At home, we like to complain about the weather: if it’s too hot, we talk about that, or about the rain if it’s raining. When I spent a year in Taiwan (officially still the Republic of China), it was refreshing to see that although the temperature was thirty-five degrees Celsius, with 100 percent humidity and heavy rain, it wasn’t really a topic among the locals – they put on their raincoats, got on their scooters, and went to work the same as usual. At most, we were laughed at by foreigners when we arrived dripping with water, and then we chatted all day in the 20-degree air-conditioned building.
But the Taiwanese people react to the typhoon season just like we would. They ransack the stores, complain about forecasts (which they say are inaccurate – for instance, there’s a belief that if CNN says a rough storm is coming, it will hardly be felt), and show on social media what damage the apocalypse did to their apartment.)


“Here are some stereotypes about the Taiwanese: They are very polite. Women are cute and delicately sentimental. The girls in the capital have very pale skin. Taiwanese men (especially the guys in the capital) behave and speak in a somewhat feminine manner, and have European eyes. They love everything Japanese. They feel superior to the Chinese people. They work very long hours. They are basically lazy people and don’t want to hurry (although they are often forced). They are nature lovers.

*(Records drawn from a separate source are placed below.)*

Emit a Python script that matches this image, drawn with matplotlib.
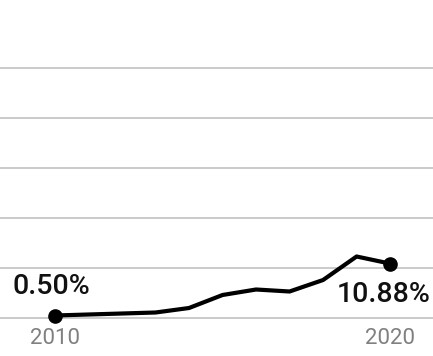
import matplotlib.pyplot as plt

years = [2010, 2011, 2012, 2013, 2014, 2015, 2016, 2017, 2018, 2019, 2020]
share = [0.50, 0.7, 0.9, 1.1, 2.0, 4.6, 5.7, 5.3, 7.6, 12.3, 10.88]
grid_values = [0, 10, 20, 30, 40, 50]
year_labels = [2010, 2020]
first_label = '0.50%'
last_label = '10.88%'

plt.rcParams['font.family'] = ['Roboto', 'DejaVu Sans']

fig = plt.figure(figsize=(4.33, 3.56), dpi=100)
ax = fig.add_axes([0, 0, 1, 1])
ax.set_xlim(2008.36, 2021.28)
ax.set_ylim(-7.6, 63.6)
ax.axis('off')

for g in grid_values:
    ax.axhline(g, color='#c6c6c6', lw=1.3, zorder=1)

ax.plot(years, share, color='black', lw=3.0, solid_joinstyle='round',
        solid_capstyle='round', zorder=3)
ax.plot([years[0], years[-1]], [share[0], share[-1]], 'o', color='black',
        ms=9.5, zorder=4)

for yr in year_labels:
    ax.text(yr, -4.2, str(yr), ha='center', va='center', fontsize=16,
            color='#808080')

ax.text(years[0] - 1.27, 6.2, first_label, ha='left', va='center',
        fontsize=20.5, color='#111111', fontweight='medium')
ax.text(2021.2, 4.6, last_label, ha='right', va='center',
        fontsize=20.5, color='#111111', fontweight='medium')

fig.savefig('out.png', dpi=100)
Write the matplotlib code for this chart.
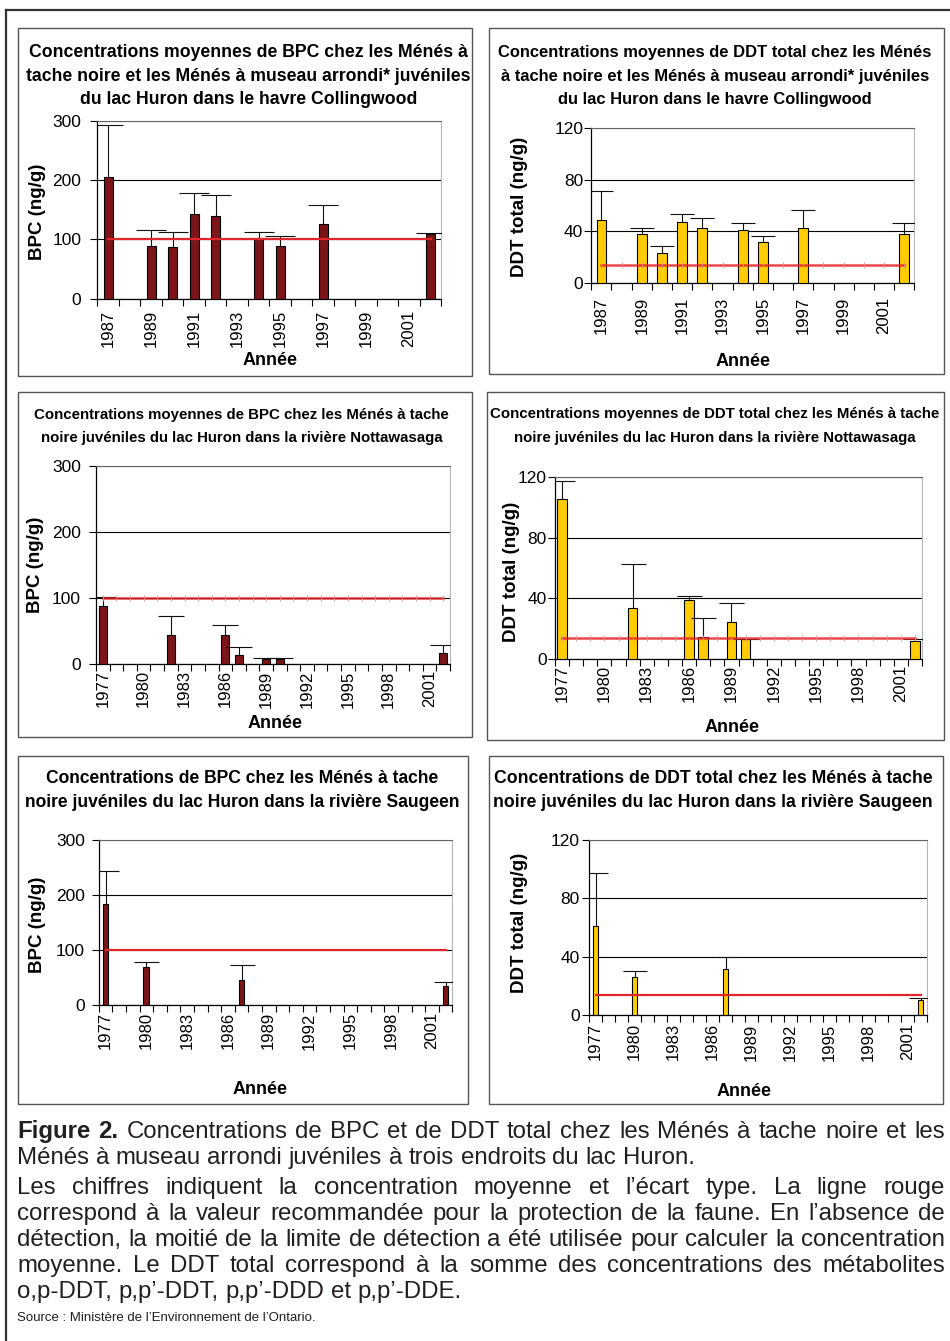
import matplotlib
matplotlib.use("Agg")
import matplotlib.pyplot as plt
from matplotlib.patches import Rectangle
from matplotlib.lines import Line2D
import numpy as np

# categories on the x axes
coll_cats = [1987, 1988, 1989, 1990, 1991, 1992, 1993, 1994, 1995, 1996, 1997, 1998, 1999, 2000, 2001, 2002]
river_cats = [1977, 1978, 1979, 1980, 1981, 1982, 1983, 1984, 1985, 1986, 1987, 1988, 1989,
              1990, 1991, 1992, 1993, 1994, 1995, 1996, 1997, 1998, 1999, 2000, 2001, 2002]

# Collingwood harbour
coll_years = [1987, 1989, 1990, 1991, 1992, 1994, 1995, 1997, 2002]
coll_bpc = [205, 89, 87, 142, 139, 102, 89, 126, 109]
coll_bpc_sd = [88, 27, 25, 36, 36, 10, 17, 32, 1]
coll_ddt = [48.7, 37.6, 22.8, 46.9, 42.2, 40.7, 31.9, 42.2, 37.6]
coll_ddt_sd = [22.6, 4.6, 6.0, 6.2, 7.8, 6.0, 4.4, 14.0, 9.1]

# Nottawasaga river
nott_years = [1977, 1982, 1986, 1987, 1989, 1990, 2002]
nott_bpc = [88, 44, 44, 14, 8.6, 8.6, 17]
nott_bpc_sd = [14, 29, 15, 12, 0.5, 0.5, 12]
nott_ddt = [105.7, 33.7, 38.8, 14.3, 24.7, 13.0, 11.9]
nott_ddt_sd = [11.7, 29.3, 2.6, 13.0, 12.5, 0.0, 1.1]

# Saugeen river
saug_years = [1977, 1980, 1987, 2002]
saug_bpc = [183, 70, 46, 35]
saug_bpc_sd = [60, 8, 28, 7]
saug_ddt = [61.4, 26.5, 31.9, 10.7]
saug_ddt_sd = [35.8, 4.1, 8.0, 1.2]

bpc_guideline = 100
ddt_guideline = 14

titles = [
    ["Concentrations moyennes de BPC chez les Ménés à",
     "tache noire et les Ménés à museau arrondi* juvéniles",
     "du lac Huron dans le havre Collingwood"],
    ["Concentrations moyennes de DDT total chez les Ménés",
     "à tache noire et les Ménés à museau arrondi* juvéniles",
     "du lac Huron dans le havre Collingwood"],
    ["Concentrations moyennes de BPC chez les Ménés à tache",
     "noire juvéniles du lac Huron dans la rivière Nottawasaga"],
    ["Concentrations moyennes de DDT total chez les Ménés à tache",
     "noire juvéniles du lac Huron dans la rivière Nottawasaga"],
    ["Concentrations de BPC chez les Ménés à tache",
     "noire juvéniles du lac Huron dans la rivière Saugeen"],
    ["Concentrations de DDT total chez les Ménés à tache",
     "noire juvéniles du lac Huron dans la rivière Saugeen"],
]

caption_lines = [
    "Figure 2. Concentrations de BPC et de DDT total chez les Ménés à tache noire et les",
    "Ménés à museau arrondi juvéniles à trois endroits du lac Huron.",
    "Les chiffres indiquent la concentration moyenne et l’écart type. La ligne rouge",
    "correspond à la valeur recommandée pour la protection de la faune. En l’absence de",
    "détection, la moitié de la limite de détection a été utilisée pour calculer la concentration",
    "moyenne. Le DDT total correspond à la somme des concentrations des métabolites",
    "o,p-DDT, p,p’-DDT, p,p’-DDD et p,p’-DDE.",
]
caption_justify = [True, False, True, True, True, True, False]
source_text = "Source : Ministère de l’Environnement de l’Ontario."

BPC_COLOR = "#7b1518"
DDT_COLOR = "#ffcc00"
RED = "#e3262b"

plt.rcParams['font.family'] = ['Liberation Sans', 'DejaVu Sans']

W, H = 950, 1341
fig = plt.figure(figsize=(W / 100, H / 100), dpi=100)
renderer = fig.canvas.get_renderer()


def fx(px):
    return px / W


def fy(py):
    return 1 - py / H


def text_width(s, size, weight="normal"):
    t = fig.text(0, 0, s, fontsize=size, fontweight=weight)
    w = t.get_window_extent(renderer).width
    t.remove()
    return w


def box(l, t, r, b, color="#555555", lw=1.0):
    fig.add_artist(Rectangle((fx(l), fy(b)), (r - l) / W, (b - t) / H, transform=fig.transFigure,
                             fill=False, edgecolor=color, linewidth=lw))


panels = [
    dict(cats=coll_cats, years=coll_years, vals=coll_bpc, sd=coll_bpc_sd, color=BPC_COLOR,
         guide=bpc_guideline, marks=False, ymax=300, yticks=[0, 100, 200, 300], step=2,
         axes=(97.3, 120.7, 441.3, 298.7), width=0.42, cap=10.5, xpad=8, ypad=6.5,
         ylabel="BPC (ng/g)", ylab_xy=(38, 212), xlab_xy=(270, 361),
         title_y=[56.7, 81, 104.3], title_x=248.5, title_w=443, box=(18, 28, 472, 376)),
    dict(cats=coll_cats, years=coll_years, vals=coll_ddt, sd=coll_ddt_sd, color=DDT_COLOR,
         guide=ddt_guideline, marks=True, ymax=120, yticks=[0, 40, 80, 120], step=2,
         axes=(591.3, 128.3, 914.3, 282.7), width=0.48, cap=8.4, xpad=10, ypad=0.8,
         ylabel="DDT total (ng/g)", ylab_xy=(519, 207), xlab_xy=(743, 362),
         title_y=[56.7, 81, 104.3], title_x=715, title_w=434, box=(489, 28, 944, 374)),
    dict(cats=river_cats, years=nott_years, vals=nott_bpc, sd=nott_bpc_sd, color=BPC_COLOR,
         guide=bpc_guideline, marks=True, ymax=300, yticks=[0, 100, 200, 300], step=3,
         axes=(96, 466, 450, 664.3), width=0.6, cap=9.6, xpad=4.3, ypad=5.8,
         ylabel="BPC (ng/g)", ylab_xy=(35, 565), xlab_xy=(275, 723),
         title_y=[419, 442], title_x=241.5, title_w=417, box=(18, 392, 472, 737)),
    dict(cats=river_cats, years=nott_years, vals=nott_ddt, sd=nott_ddt_sd, color=DDT_COLOR,
         guide=ddt_guideline, marks=True, ymax=120, yticks=[0, 40, 80, 120], step=3,
         axes=(555, 477.3, 922, 659), width=0.68, cap=9, xpad=4.3, ypad=0.8,
         ylabel="DDT total (ng/g)", ylab_xy=(512, 572), xlab_xy=(732, 727),
         title_y=[418, 442], title_x=714.5, title_w=451, box=(487, 392, 944, 740)),
    dict(cats=river_cats, years=saug_years, vals=saug_bpc, sd=saug_bpc_sd, color=BPC_COLOR,
         guide=bpc_guideline, marks=False, ymax=300, yticks=[0, 100, 200, 300], step=3,
         axes=(98.7, 840, 452.3, 1005.3), width=0.42, cap=9, xpad=5, ypad=5,
         ylabel="BPC (ng/g)", ylab_xy=(38, 925), xlab_xy=(260, 1090),
         title_y=[783, 807], title_x=242.5, title_w=437, box=(18, 756, 468, 1104)),
    dict(cats=river_cats, years=saug_years, vals=saug_ddt, sd=saug_ddt_sd, color=DDT_COLOR,
         guide=ddt_guideline, marks=False, ymax=120, yticks=[0, 40, 80, 120], step=3,
         axes=(589, 840, 927, 1015.3), width=0.45, cap=8.6, xpad=5.8, ypad=1.5,
         ylabel="DDT total (ng/g)", ylab_xy=(519, 923), xlab_xy=(744, 1092),
         title_y=[783, 807], title_x=713, title_w=438, box=(489, 756, 943, 1104)),
]

for p, title in zip(panels, titles):
    box(*p["box"])
    l, t, r, b = p["axes"]
    ax = fig.add_axes([fx(l), fy(b), (r - l) / W, (b - t) / H])
    cats = p["cats"]
    n = len(cats)
    idx = [cats.index(y) for y in p["years"]]

    ax.bar(idx, p["vals"], width=p["width"], color=p["color"], edgecolor="black", linewidth=0.8, zorder=3)
    eb = ax.errorbar(idx, p["vals"], yerr=[np.zeros(len(idx)), p["sd"]], fmt="none", ecolor="#111111",
                     elinewidth=0.8, capsize=p["cap"], capthick=0.8, zorder=4)
    eb[1][0].set_visible(False)  # only the upper cap

    if p["marks"]:
        ax.plot(range(n), [p["guide"]] * n, color=RED, lw=1.8, alpha=0.85, marker="|",
                markersize=4, markeredgewidth=0.7, markeredgecolor="#f28a8a", zorder=5)
    else:
        ax.plot([0, n - 1], [p["guide"], p["guide"]], color=RED, lw=1.6, zorder=5)

    ax.set_xlim(-0.5, n - 0.5)
    ax.set_ylim(0, p["ymax"])
    ax.set_yticks(p["yticks"])
    ax.yaxis.grid(True, color="black", linewidth=0.8)
    ax.set_axisbelow(True)

    ax.set_xticks(np.arange(n + 1) - 0.5)
    ax.set_xticklabels([])
    lab = list(range(0, n, p["step"]))
    ax.set_xticks(lab, [str(cats[i]) for i in lab], minor=True, rotation=90, fontsize=12)
    ax.tick_params(axis="x", which="major", length=5, width=0.8, direction="out")
    ax.tick_params(axis="x", which="minor", length=0, pad=p["xpad"])
    ax.tick_params(axis="y", length=5, width=0.8, pad=p["ypad"], labelsize=12.5)

    for side in ["left", "bottom"]:
        ax.spines[side].set_color("black")
        ax.spines[side].set_linewidth(0.9)
    ax.spines["top"].set_color("#666666")
    ax.spines["top"].set_linewidth(0.8)
    ax.spines["right"].set_color("#b5b5b5")
    ax.spines["right"].set_linewidth(0.8)

    fig.text(fx(p["ylab_xy"][0]), fy(p["ylab_xy"][1]), p["ylabel"], rotation=90, ha="center",
             va="center", fontsize=13.5, fontweight="bold")
    fig.text(fx(p["xlab_xy"][0]), fy(p["xlab_xy"][1]), "Année", ha="center", va="center",
             fontsize=13, fontweight="bold")

    widest = max(text_width(s, 10, "bold") for s in title)
    size = 10 * p["title_w"] / widest
    for s, yb in zip(title, p["title_y"]):
        fig.text(fx(p["title_x"]), fy(yb), s, ha="center", va="baseline", fontsize=size, fontweight="bold")

# outer frame (open at right and bottom)
fig.add_artist(Line2D([fx(6), fx(6)], [fy(10), fy(H)], transform=fig.transFigure, color="#333333", lw=1.6))
fig.add_artist(Line2D([fx(6), 1], [fy(10), fy(10)], transform=fig.transFigure, color="#333333", lw=1.6))

# caption, justified like the original
x0, x1 = 17, 945
cap_size = 10 * 926 / text_width(caption_lines[4], 10)
cap_base = [1138, 1164, 1194, 1220, 1246, 1272, 1298]
space = text_width("a a", cap_size) - text_width("aa", cap_size)
for i, (line, just, yb) in enumerate(zip(caption_lines, caption_justify, cap_base)):
    words = line.split(" ")
    bold = [i == 0 and k < 2 for k in range(len(words))]
    ws = [text_width(w, cap_size, "bold" if bd else "normal") for w, bd in zip(words, bold)]
    gap = (x1 - x0 - sum(ws)) / (len(words) - 1) if just else space
    x = x0
    for w, bd, wd in zip(words, bold, ws):
        fig.text(fx(x), fy(yb), w, fontsize=cap_size, fontweight="bold" if bd else "normal",
                 va="baseline", ha="left", color="#231f20")
        x += wd + gap

src_size = 10 * 300 / text_width(source_text, 10)
fig.text(fx(x0), fy(1321), source_text, fontsize=src_size, va="baseline", ha="left", color="#231f20")

fig.savefig("out.png", dpi=100)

Many young Taiwanese people even work abroad, mostly in Western countries, but some also go to China. They like to ride scooters. Taiwan's domestic politics are chaotic and bare-knuckle, no matter how democratic the framework. Taiwanese people are short. Traffic rules are considered recommendations only. The guys in Taiwan don't like the fact that some of the local girls are more attracted to white (European) boys. Many Taiwanese girls are very materialistic, introverted, and have shallow tastes. Among young people, girls speak English better than boys. Very many girls have a university degree.